Environment
In push for efficiency, Navajo president urges federal administration to protect Bears Ears

The Newspaper Rock Petroglyphs are pictured along Indian Creek in Bears Ears National Monument near Monticello on Wednesday, Jan. 29, 2025. Photo: Spencer Heaps
NAVAJO NATION – As an anticipated reduction to the size of Bears Ears and Grand Staircase-Escalante national monuments by the Trump administration looms, Navajo Nation President Buu Nygren is calling for the monuments to be kept at their current sizes in the name of efficiency.
“In light of the current administration’s stated priorities on efficiency and reducing waste, we believe that maintaining the integrity of established monument boundaries supports those goals,” Nygren wrote in a letter to Secretary of the Interior Doug Burgum, according to a post by the Navajo leader on X. “Changing the boundaries and reopening finalized planning processes would not only risk the loss of valuable progress but may also lead to inefficiencies, duplicative expenditures, and delays in implementing conservation strategies.”
The letter asks that no changes to the monuments’ sizes be made without a meaningful dialogue with “all tribal nations with ancestral ties to these lands.”
In his confirmation hearing, Burgum hinted at support for reducing the monuments and echoed Utah leaders’ criticism of use of the Antiquities Act to put protections on large areas of land.

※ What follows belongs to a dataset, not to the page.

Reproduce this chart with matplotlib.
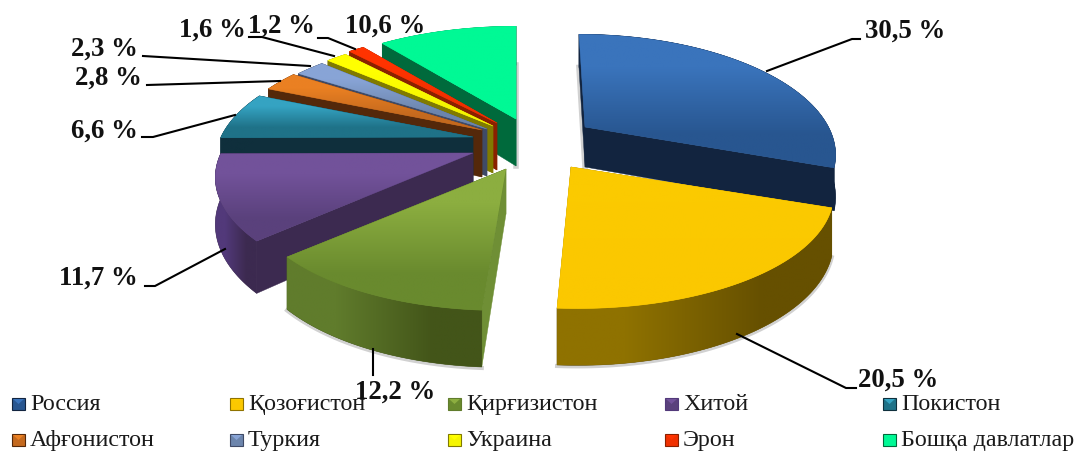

Bears Ears has deep spiritual and cultural importance to a number of Indigenous peoples, including the Diné, or Navajo, Nygren said in his post, noting that like neighboring Grand Staircase it is a “revered landscape.”
The monuments in southeastern Utah have been a political football for multiple presidential administrations, starting with the establishment of Grand Staircase in 1996 by President Bill Clinton who used his power under the Antiquities Act, a law passed in 1906 that gives the president authority to declare national monuments to protect areas of cultural, historical and scientific significance.
President Barack Obama then used the Antiquities Act at the end of his term in 2016 to give monument status to Bears Ears, an area tribes had long lobbied to protect.
Both monuments were scaled back by President Donald Trump when he took office in 2017, cutting Bears Ears from 1.36 million acres to 1 million acres, and Grand Staircase-Escalante from 1.35 million acres to 229,000 acres.
In 2021, President Joe Biden restored the monuments to their original sizes, a decision Utah is challenging in court.
Meanwhile, polling indicates that 71% of voters favor maintaining Bears Ears as a national monument, while 74% support keeping Grand Staircase-Escalante as a national monument.